Cici Chen ’23 is a visual artist who loves applying color in different depths. We asked her some questions to learn more about her process and the meaning behind her work.
Could you tell us a little bit about the process that went into each piece, and how it is meaningful you?
I try to use different materials for every different work. When drawing portraits of animals, I use pencils. When drawing mountains, I choose to use slow-drying oil paints to paint on thin plastic. And when I draw collages made of paper, I use bright oil pastels. The time I spend on each work is different. When drawing daily sketches of plants and flowers, I may spend a short time, 20-10 minutes; when painting oil paintings, I may spend several weeks.
What were some challenges you encountered in creating these pieces, and how were they overcome?
My two biggest challenges occurred when I was painting mountains on plastic, and when I was using oil pastels. When painting mountains, I chose to paint on plastic, but the plastic was very thin. The thing is, oil paint is relatively corrosive, and this piece of plastic was so thin that it could be blown away by a tiny wind. My teacher and I began to worry about whether it could be corroded and damaged by the paint, so I started to do several experiments. I found some new plastics and smeared the paint on them. After the paint had dried for a while, I could see if there were any traces of flakes. Fortunately, these pigments did not seriously corrode plastics. In order to make the work more stable, I added a few more layers after painting one layer after another, and it turned out to be stable enough.
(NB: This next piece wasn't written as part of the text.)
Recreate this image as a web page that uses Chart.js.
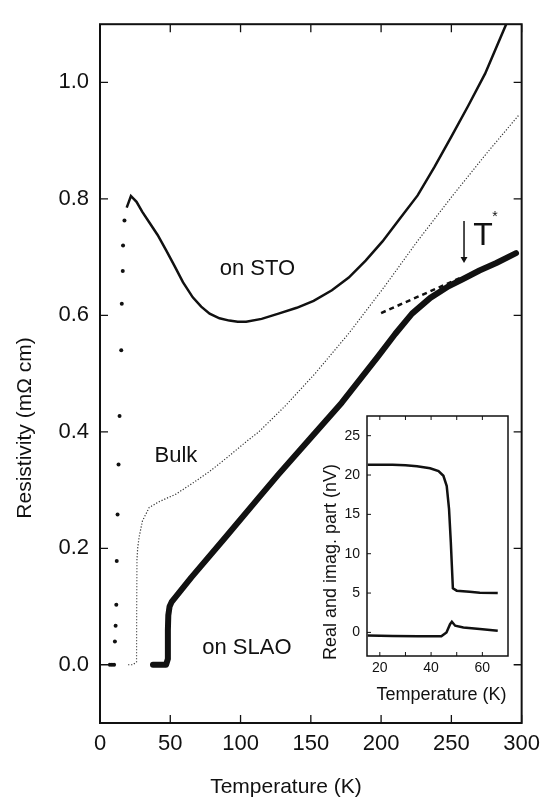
<!DOCTYPE html>
<html>
<head>
<meta charset="utf-8">
<script src="https://cdn.jsdelivr.net/npm/chart.js@4.4.1/dist/chart.umd.min.js"></script>
<style>
  html, body { margin: 0; padding: 0; background: #fff; }
  #wrap { position: relative; width: 548px; height: 802px; }
  #main { position: absolute; left: 0; top: 0; }
  #inset { position: absolute; left: 300px; top: 400px; }
</style>
</head>
<body>
<div id="wrap">
  <canvas id="main" width="548" height="802"></canvas>
  <canvas id="inset" width="230" height="310"></canvas>
</div>
<script>
/* Resistivity vs temperature (films on STO / SLAO, bulk)
   with an inset of the real and imaginary signal. */

const FONT = '"Liberation Sans", Arial, Helvetica, sans-serif';
const INK = '#111';

// main panel ticks
const xTicks = [0, 50, 100, 150, 200, 250, 300];
const yTicks = [0, 0.2, 0.4, 0.6, 0.8, 1.0];

// film on STO: sparse points through the transition, then the dense curve
const stoDotT = [7, 8.5, 10, 10.6, 11.1, 11.6, 11.9, 12.5, 13.2, 13.9, 15.1, 15.5, 16.2, 16.4, 17.4];
const stoDotR = [0, 0, 0, 0.04, 0.067, 0.103, 0.178, 0.258, 0.344, 0.427, 0.54, 0.62, 0.676, 0.72, 0.763];
const stoT = [19, 22, 26, 30, 35, 41, 47, 53, 59, 66, 72, 78, 85, 92, 98, 104, 115, 127, 140, 152, 165, 177, 189, 201, 213, 226, 238, 250, 262, 274, 289];
const stoR = [0.785, 0.805, 0.795, 0.778, 0.76, 0.738, 0.712, 0.685, 0.657, 0.631, 0.615, 0.603, 0.595, 0.591, 0.589, 0.589, 0.594, 0.603, 0.613, 0.625, 0.643, 0.665, 0.694, 0.727, 0.765, 0.806, 0.855, 0.907, 0.96, 1.015, 1.1];

// bulk sample
const bulkT = [20, 23.5, 26, 26.1, 26.3, 26.8, 27.8, 30.2, 35, 42, 54, 66, 78, 90, 104, 113, 132, 153, 177, 202, 226, 251, 275, 298];
const bulkR = [0, 0, 0.005, 0.1, 0.18, 0.2, 0.219, 0.247, 0.27, 0.28, 0.293, 0.312, 0.332, 0.355, 0.383, 0.4, 0.445, 0.5, 0.569, 0.648, 0.728, 0.806, 0.878, 0.944];

// film on SLAO
const slaoT = [37.7, 47, 48.3, 48.3, 48.6, 49.5, 51, 65, 89, 113, 127, 150, 172, 198, 210, 222, 235, 248, 258, 270, 282, 296];
const slaoR = [0, 0, 0.01, 0.06, 0.085, 0.1, 0.108, 0.15, 0.218, 0.287, 0.327, 0.39, 0.45, 0.53, 0.568, 0.603, 0.63, 0.65, 0.662, 0.677, 0.69, 0.707];

// linear extrapolation and T* arrow
const kinkT = [200, 258];
const kinkR = [0.604, 0.666];
const arrowT = [259, 259];
const arrowR = [0.762, 0.697];

// inset
const insetXTicks = [20, 40, 60];
const insetYTicks = [0, 5, 10, 15, 20, 25];
const realT = [15.3, 20, 25, 30, 34.5, 39.6, 42.9, 44.8, 46.1, 47, 47.7, 48.1, 48.5, 50, 55, 59, 66];
const realV = [21.3, 21.3, 21.3, 21.25, 21.1, 20.85, 20.5, 19.9, 18.6, 15.7, 11.4, 8.5, 5.6, 5.3, 5.15, 5.05, 5.0];
const imagT = [15.3, 25, 35, 44, 46, 47.4, 48.1, 49.4, 52.6, 59, 66];
const imagV = [-0.4, -0.45, -0.5, -0.5, 0, 1.05, 1.35, 0.85, 0.63, 0.42, 0.2];

const pts = (xs, ys) => xs.map((x, i) => ({ x, y: ys[i] }));

// box around the plot with inward ticks
function frameBox(o) {
  return {
    id: 'frameBox',
    afterDatasetsDraw(chart) {
      const { ctx, chartArea: a, scales: { x, y } } = chart;
      ctx.save();
      ctx.strokeStyle = INK;
      ctx.lineWidth = o.frame;
      ctx.strokeRect(a.left, a.top, a.right - a.left, a.bottom - a.top);
      ctx.lineWidth = o.tick;
      ctx.beginPath();
      o.xs.forEach(v => {
        const px = x.getPixelForValue(v);
        ctx.moveTo(px, a.bottom); ctx.lineTo(px, a.bottom - o.len);
        if (o.top) { ctx.moveTo(px, a.top); ctx.lineTo(px, a.top + o.len); }
      });
      o.ys.forEach(v => {
        const py = y.getPixelForValue(v);
        ctx.moveTo(a.left, py); ctx.lineTo(a.left + o.len, py);
        if (o.right) { ctx.moveTo(a.right, py); ctx.lineTo(a.right - o.len, py); }
      });
      ctx.stroke();
      ctx.restore();
    }
  };
}

// free text: in data units when data is true, else canvas pixels
function textLayer(items) {
  return {
    id: 'textLayer',
    afterDraw(chart) {
      const { ctx, scales: { x, y } } = chart;
      items.forEach(it => {
        ctx.save();
        ctx.fillStyle = INK;
        ctx.font = it.size + 'px ' + FONT;
        ctx.textAlign = 'center';
        ctx.textBaseline = 'alphabetic';
        const px = it.data ? x.getPixelForValue(it.x) : it.x;
        const py = it.data ? y.getPixelForValue(it.y) : it.y;
        ctx.translate(px, py);
        if (it.rot) ctx.rotate(it.rot);
        ctx.fillText(it.text, 0, 0);
        ctx.restore();
      });
    }
  };
}

function axis(min, max, ticks, fmt, size, pad, fit) {
  return {
    type: 'linear', min, max,
    afterBuildTicks: s => { s.ticks = ticks.map(v => ({ value: v })); },
    afterFit: fit,
    grid: { display: false, drawTicks: false },
    border: { display: false },
    ticks: { font: { family: FONT, size }, color: INK, padding: pad, callback: fmt, maxRotation: 0 }
  };
}

new Chart(document.getElementById('main'), {
  type: 'scatter',
  data: {
    datasets: [
      { data: pts(stoT, stoR), showLine: true, borderColor: INK, borderWidth: 2.5, pointRadius: 0 },
      { data: pts(stoDotT, stoDotR), showLine: false, pointRadius: 2, backgroundColor: INK, borderWidth: 0 },
      { data: pts(bulkT, bulkR), showLine: true, borderColor: '#333', borderWidth: 1.2, borderDash: [1.2, 1.8], pointRadius: 0 },
      { data: pts(slaoT, slaoR), showLine: true, borderColor: INK, borderWidth: 6, borderCapStyle: 'round', borderJoinStyle: 'round', pointRadius: 0 },
      { data: pts(kinkT, kinkR), showLine: true, borderColor: INK, borderWidth: 2.5, borderDash: [5, 4], pointRadius: 0 },
      { data: pts(arrowT, arrowR), showLine: true, borderColor: INK, borderWidth: 1.5, pointRadius: [0, 4], pointStyle: 'triangle', rotation: 180, backgroundColor: INK, pointBorderWidth: 0 }
    ]
  },
  options: {
    responsive: false,
    animation: false,
    layout: { padding: { top: 13, right: 23, bottom: 0, left: 0 } },
    plugins: { legend: { display: false }, tooltip: { enabled: false } },
    scales: {
      x: axis(0, 300, xTicks, v => String(v), 22, 8, s => { s.height = 79; }),
      y: axis(-0.1, 1.1, yTicks, v => v.toFixed(1), 22, 11, s => { s.width = 100; })
    }
  },
  plugins: [
    frameBox({ xs: xTicks, ys: yTicks, len: 8, frame: 2, tick: 1.3, top: true, right: true }),
    textLayer([
      { text: 'on STO', x: 112, y: 0.669, size: 22, data: true },
      { text: 'Bulk', x: 54, y: 0.348, size: 22, data: true },
      { text: 'on SLAO', x: 104.5, y: 0.018, size: 22, data: true },
      { text: 'T', x: 272.5, y: 0.72, size: 32, data: true },
      { text: '*', x: 281, y: 0.762, size: 14, data: true },
      { text: 'Temperature (K)', x: 286, y: 793, size: 21 },
      { text: 'Resistivity (m\u03A9 cm)', x: 31, y: 428, size: 21, rot: -Math.PI / 2 }
    ])
  ]
});

new Chart(document.getElementById('inset'), {
  type: 'scatter',
  data: {
    datasets: [
      { data: pts(realT, realV), showLine: true, borderColor: INK, borderWidth: 2.5, pointRadius: 0 },
      { data: pts(imagT, imagV), showLine: true, borderColor: INK, borderWidth: 2.5, pointRadius: 0 }
    ]
  },
  options: {
    responsive: false,
    animation: false,
    layout: { padding: { top: 16, right: 22, bottom: 0, left: 0 } },
    plugins: { legend: { display: false }, tooltip: { enabled: false } },
    scales: {
      x: axis(15, 70, insetXTicks, v => String(v), 14, 4, s => { s.height = 54; }),
      y: axis(-3, 27.5, insetYTicks, v => String(v), 14, 7, s => { s.width = 67; })
    }
  },
  plugins: [
    frameBox({ xs: [20, 30, 40, 50, 60], ys: insetYTicks, len: 4, frame: 1.5, tick: 1, top: true, right: false }),
    textLayer([
      { text: 'Temperature (K)', x: 141.5, y: 300, size: 18 },
      { text: 'Real and imag. part (nV)', x: 36, y: 162, size: 18, rot: -Math.PI / 2 }
    ])
  ]
});
</script>
</body>
</html>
When using oil pastels, I ran into more difficult problems. At first, I wanted to melt the oil pastels and then spread them on the paper with a spoon. But I found this was not feasible. The oil pastel’s temperature dropped so quickly that I couldn’t spread all the liquid on the paper, and the black coal on the back of the spoon mixed into my color. I tried many different things. I tried to melt or not melt them in a container, or press them into powder, but this still made the oil pastel particles run everywhere. Then I started to melt the oil pastel directly on the paper, and then paint directly on the paper, and my problem was finally solved.
What inspires you and why?
I think many things give me inspiration. Sometimes my inspiration comes from animals, plants, flowers, and landscapes in nature. Sometimes my inspiration comes from reveries about the use of colors and painting techniques.